High Court Of Gujarat|13 June, 2012

JUDGMENT / ORDER

The present acquittal Appeal has been filed by the appellant - original complainant, State of Gujarat under Section 378 of the Cr. P.C., against the Judgment and order dated 17.11.1992 rendered in Sessions Case No.119 of 1991 by the learned Assistant Sessions Judge, Bhavnagar. The said case was registered against the present respondents original accused for the offence under Sections 498(A) and 114(A) of the Indian Penal Code.
According to the prosecution case, the complainant, namely, Zinatben wife of Rehmanbhai is living at Mota-khutvada and deceased - Kulsumbibi is her daughter. Marriage of Kulsumbibi with accused No.1 took place before six to seven months of dated 23.5.1991. Since then Kulsum was residing at her in-laws house and she often used to visit the house of the complainant.
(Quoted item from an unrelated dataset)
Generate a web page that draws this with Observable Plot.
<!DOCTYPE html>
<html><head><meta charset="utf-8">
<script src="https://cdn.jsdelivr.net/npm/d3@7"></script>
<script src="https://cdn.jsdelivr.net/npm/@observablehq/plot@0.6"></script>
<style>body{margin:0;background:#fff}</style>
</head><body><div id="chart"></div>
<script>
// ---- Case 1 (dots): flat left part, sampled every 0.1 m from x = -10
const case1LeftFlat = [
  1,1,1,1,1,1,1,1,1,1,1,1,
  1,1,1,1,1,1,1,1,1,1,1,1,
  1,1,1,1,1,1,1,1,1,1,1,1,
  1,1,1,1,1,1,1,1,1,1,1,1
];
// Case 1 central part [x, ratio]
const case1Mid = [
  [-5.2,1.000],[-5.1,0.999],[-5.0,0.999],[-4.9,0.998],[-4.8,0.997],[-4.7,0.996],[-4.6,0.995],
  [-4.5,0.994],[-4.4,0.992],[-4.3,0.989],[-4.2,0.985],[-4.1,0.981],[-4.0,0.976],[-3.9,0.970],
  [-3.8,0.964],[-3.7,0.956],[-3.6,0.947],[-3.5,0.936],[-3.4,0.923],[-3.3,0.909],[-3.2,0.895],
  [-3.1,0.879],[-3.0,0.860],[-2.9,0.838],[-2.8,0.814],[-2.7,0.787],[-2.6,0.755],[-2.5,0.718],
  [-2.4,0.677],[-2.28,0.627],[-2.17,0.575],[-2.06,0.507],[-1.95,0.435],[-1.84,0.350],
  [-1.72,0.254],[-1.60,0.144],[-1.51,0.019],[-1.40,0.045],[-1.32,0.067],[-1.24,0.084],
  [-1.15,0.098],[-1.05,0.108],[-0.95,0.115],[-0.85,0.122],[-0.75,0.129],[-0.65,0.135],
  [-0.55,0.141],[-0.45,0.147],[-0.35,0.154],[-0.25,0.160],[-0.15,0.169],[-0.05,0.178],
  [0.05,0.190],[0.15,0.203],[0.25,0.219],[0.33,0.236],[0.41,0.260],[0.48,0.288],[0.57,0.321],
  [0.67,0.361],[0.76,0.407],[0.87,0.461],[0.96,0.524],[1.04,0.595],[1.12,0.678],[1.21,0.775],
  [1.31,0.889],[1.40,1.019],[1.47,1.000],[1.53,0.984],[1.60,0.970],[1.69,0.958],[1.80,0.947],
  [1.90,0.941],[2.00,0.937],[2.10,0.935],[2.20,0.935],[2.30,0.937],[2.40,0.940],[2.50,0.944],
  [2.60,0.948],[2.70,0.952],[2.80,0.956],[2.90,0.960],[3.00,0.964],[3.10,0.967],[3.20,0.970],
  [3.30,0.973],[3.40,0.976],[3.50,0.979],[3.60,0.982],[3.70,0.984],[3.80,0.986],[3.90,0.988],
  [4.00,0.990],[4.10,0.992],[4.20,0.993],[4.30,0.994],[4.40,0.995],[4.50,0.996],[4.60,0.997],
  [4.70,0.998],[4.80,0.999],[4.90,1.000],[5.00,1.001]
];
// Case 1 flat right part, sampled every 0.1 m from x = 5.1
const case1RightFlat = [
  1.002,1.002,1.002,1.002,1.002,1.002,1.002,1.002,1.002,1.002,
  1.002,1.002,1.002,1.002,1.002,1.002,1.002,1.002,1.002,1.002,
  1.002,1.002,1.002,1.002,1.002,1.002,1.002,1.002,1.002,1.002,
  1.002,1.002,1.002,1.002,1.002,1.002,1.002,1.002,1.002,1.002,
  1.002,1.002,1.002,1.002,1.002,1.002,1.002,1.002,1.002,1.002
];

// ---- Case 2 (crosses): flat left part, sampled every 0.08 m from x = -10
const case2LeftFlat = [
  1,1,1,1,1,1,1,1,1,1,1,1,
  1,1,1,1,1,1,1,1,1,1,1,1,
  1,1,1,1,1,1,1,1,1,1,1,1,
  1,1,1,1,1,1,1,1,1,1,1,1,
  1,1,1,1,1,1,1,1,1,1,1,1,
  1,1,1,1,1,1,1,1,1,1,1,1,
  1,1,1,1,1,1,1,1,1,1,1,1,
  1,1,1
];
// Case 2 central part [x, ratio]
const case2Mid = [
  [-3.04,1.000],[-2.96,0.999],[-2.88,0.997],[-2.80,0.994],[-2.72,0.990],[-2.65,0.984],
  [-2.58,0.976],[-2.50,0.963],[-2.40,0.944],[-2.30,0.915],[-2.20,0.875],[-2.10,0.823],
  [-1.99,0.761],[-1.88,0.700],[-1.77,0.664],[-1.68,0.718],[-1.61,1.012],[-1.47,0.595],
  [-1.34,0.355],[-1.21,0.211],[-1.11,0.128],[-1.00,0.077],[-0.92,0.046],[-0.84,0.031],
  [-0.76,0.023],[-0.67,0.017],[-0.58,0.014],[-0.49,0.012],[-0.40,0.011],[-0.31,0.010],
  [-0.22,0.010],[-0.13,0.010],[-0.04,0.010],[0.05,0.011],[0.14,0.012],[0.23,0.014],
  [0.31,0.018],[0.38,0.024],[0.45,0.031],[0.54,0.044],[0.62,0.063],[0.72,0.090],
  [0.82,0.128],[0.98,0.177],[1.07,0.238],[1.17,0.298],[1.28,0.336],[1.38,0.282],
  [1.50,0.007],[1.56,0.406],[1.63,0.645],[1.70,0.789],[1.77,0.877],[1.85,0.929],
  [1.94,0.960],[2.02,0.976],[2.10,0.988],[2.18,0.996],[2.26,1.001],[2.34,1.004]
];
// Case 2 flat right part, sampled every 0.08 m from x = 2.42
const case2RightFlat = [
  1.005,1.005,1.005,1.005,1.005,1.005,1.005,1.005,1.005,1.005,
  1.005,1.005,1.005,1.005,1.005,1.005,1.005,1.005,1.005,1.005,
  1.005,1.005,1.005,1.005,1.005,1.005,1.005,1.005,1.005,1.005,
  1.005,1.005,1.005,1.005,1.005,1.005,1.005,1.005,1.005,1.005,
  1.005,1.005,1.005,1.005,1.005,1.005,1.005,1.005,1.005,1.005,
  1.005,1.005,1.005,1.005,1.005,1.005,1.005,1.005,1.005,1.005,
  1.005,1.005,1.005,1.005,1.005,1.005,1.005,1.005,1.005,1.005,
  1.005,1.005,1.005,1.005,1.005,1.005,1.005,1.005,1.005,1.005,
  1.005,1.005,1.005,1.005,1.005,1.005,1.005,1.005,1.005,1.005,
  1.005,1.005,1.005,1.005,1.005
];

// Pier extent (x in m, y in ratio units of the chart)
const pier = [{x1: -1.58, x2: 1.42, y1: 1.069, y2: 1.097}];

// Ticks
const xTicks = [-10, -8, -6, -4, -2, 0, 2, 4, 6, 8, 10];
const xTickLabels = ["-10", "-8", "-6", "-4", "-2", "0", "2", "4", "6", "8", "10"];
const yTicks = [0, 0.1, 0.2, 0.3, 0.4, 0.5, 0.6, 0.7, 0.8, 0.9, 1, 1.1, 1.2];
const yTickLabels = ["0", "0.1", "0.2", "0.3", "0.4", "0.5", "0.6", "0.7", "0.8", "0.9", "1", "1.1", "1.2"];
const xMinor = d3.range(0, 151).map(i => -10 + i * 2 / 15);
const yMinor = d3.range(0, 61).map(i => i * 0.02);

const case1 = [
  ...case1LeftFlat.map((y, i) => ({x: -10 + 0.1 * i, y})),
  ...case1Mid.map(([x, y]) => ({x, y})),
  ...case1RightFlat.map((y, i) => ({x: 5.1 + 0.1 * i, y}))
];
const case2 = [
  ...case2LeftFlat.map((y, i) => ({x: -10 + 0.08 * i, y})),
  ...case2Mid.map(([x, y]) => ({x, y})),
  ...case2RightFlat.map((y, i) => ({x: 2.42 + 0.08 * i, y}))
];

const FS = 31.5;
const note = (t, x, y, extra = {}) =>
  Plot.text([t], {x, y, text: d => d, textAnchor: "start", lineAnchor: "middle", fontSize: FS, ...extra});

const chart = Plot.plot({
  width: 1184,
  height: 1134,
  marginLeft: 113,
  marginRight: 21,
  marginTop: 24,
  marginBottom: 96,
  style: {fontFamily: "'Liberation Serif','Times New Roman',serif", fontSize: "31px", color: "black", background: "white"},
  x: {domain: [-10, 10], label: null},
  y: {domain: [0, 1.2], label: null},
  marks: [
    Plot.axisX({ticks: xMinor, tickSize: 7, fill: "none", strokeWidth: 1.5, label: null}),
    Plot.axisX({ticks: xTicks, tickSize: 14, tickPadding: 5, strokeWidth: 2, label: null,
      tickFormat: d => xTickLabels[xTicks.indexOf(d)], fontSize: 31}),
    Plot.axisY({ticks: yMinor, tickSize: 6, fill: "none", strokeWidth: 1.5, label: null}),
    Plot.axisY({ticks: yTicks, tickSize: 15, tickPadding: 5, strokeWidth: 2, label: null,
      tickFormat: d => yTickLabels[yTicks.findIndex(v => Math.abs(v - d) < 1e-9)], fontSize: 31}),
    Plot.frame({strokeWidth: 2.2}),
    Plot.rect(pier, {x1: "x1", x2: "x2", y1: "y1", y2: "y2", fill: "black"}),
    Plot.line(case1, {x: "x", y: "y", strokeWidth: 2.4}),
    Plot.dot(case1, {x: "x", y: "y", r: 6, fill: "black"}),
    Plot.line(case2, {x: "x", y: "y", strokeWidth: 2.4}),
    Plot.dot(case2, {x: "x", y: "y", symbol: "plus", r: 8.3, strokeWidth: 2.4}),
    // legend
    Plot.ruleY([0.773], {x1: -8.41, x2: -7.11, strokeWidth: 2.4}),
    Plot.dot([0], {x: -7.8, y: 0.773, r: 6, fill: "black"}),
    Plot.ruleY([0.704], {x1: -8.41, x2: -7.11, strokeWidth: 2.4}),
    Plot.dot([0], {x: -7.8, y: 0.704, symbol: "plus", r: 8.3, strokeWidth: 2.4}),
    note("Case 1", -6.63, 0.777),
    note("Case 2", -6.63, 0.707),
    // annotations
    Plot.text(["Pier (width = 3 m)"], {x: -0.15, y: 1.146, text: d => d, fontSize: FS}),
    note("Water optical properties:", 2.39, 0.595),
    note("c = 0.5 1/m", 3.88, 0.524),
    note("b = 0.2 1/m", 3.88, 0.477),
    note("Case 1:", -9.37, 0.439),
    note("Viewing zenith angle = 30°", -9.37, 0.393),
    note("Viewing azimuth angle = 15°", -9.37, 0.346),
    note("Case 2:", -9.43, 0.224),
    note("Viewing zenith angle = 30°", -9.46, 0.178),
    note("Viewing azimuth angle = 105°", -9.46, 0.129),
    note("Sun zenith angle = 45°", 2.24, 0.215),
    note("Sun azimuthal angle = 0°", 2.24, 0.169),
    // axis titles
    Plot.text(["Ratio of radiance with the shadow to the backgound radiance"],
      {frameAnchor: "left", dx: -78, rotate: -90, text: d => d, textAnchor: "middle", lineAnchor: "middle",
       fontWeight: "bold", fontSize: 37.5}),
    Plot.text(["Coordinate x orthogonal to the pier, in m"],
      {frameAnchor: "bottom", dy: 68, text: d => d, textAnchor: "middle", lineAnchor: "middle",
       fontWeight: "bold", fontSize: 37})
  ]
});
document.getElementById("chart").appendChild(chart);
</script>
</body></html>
During the month of Ramzan accused Nos.1 and 2 were beating and torturing Kulsum for household work so the complainant went to the house of accused to tell them not to torture her daughter because she was pregnant. To maintain peace between in-laws and Kulsum the complainant took her daughter to her house. Thereafter, after completion of Ramzan month brother-in-law (Jeth) Bababhai and his wife Bibiben, both came to complainant's house for carrying Kulsum. The complainant sent her daughter to in-law's house with them. On 23.5.1991, at around 9:00 o'clock in the morning Kulsum came to the house of the complainant so she told her to have tea and go thereafter. At that time, Kulsum told her mother with tears in her eyes that she has to go to Fair Price shop to purchase kerosene. The complainant asked her why she was having tears in her eyes and what problem she is having. Kulsum told her mother that lunch-box of her husband was not ready so her mother-in-law and husband quarreled with her and her husband left for Mahuva. Thereafter, at around 11:30 in noon sister of mother-in-law of Kulsum came to the complainant's house and informed her that her daughter has burnt and died. The complainant went to Kulsum house and saw that Kulsum was burnt and lying on the floor. Thereafter, the complainant went to Khutvada Police Station and lodged the complaint.
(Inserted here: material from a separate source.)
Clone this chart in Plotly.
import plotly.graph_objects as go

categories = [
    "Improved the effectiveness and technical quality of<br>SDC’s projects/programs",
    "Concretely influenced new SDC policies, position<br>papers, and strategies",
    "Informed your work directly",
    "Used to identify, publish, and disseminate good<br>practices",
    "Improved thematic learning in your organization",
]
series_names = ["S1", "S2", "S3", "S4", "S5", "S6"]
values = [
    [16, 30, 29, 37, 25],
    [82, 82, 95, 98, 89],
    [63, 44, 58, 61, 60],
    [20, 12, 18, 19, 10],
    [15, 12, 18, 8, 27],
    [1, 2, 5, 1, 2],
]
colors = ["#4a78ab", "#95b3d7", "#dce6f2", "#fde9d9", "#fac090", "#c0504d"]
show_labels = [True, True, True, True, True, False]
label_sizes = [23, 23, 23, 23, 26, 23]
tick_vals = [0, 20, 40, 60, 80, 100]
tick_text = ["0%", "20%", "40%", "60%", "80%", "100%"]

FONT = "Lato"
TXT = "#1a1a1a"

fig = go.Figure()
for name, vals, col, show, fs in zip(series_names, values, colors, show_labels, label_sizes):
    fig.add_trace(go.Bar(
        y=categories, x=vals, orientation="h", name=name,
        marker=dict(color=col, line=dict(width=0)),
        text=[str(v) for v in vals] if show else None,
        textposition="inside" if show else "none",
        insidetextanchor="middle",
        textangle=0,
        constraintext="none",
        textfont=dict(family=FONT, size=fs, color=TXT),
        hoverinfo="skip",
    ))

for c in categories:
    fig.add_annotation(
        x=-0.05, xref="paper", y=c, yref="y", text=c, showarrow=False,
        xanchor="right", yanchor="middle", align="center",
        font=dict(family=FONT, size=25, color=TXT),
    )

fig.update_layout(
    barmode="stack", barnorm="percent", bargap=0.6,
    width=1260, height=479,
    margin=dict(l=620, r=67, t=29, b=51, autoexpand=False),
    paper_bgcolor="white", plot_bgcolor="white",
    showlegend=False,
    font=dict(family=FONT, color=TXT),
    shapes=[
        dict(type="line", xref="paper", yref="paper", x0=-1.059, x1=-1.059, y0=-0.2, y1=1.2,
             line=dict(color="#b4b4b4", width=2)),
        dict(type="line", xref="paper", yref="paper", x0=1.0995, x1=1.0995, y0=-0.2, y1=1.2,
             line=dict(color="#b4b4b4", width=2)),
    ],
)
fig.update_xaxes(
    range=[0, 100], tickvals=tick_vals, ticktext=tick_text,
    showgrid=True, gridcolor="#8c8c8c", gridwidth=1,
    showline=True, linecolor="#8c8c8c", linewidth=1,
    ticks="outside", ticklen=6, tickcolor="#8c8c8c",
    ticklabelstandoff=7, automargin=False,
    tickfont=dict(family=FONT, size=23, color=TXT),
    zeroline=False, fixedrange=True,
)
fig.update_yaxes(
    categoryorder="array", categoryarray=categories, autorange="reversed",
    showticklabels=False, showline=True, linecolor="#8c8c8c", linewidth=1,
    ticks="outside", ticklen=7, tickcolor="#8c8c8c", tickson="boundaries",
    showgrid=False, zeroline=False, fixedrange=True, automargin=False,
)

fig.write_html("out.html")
Thereafter, investigation was carried out and statements of several witnesses were recorded. During the course of investigation, accused persons were arrested and, ultimately, charge-sheet came to be filed against them in the Court of learned Magistrate. As the case was triable by the Sessions Court the same was committed to the Sessions Court.
Thereafter, charge came to be framed and explained to the accused persons, to which the accused persons not pleaded guilty and claimed to be tried.
In order to bring home the charges against the accused persons, prosecution has examined several witnesses and also produced documentary evidence.
Thereafter, after filing closing pursis by the prosecution, further statements of accused persons under Section 313 of the Code of Criminal Procedure, 1973 was recorded. The accused persons have denied the case of the prosecution and submitted that a false case is filed against them.
At the conclusion of trial and after appreciating the oral as well as documentary evidence, the learned Judge vide impugned Judgment, acquitted the respondents - accused.
Being aggrieved by and dissatisfied with the said judgment and order of acquittal dated 17.11.1992 rendered in Sessions Case No.119 of 1991 by the learned Assistant Sessions Judge, Bhavnagar, the appellant - State has preferred the present appeal before this Court.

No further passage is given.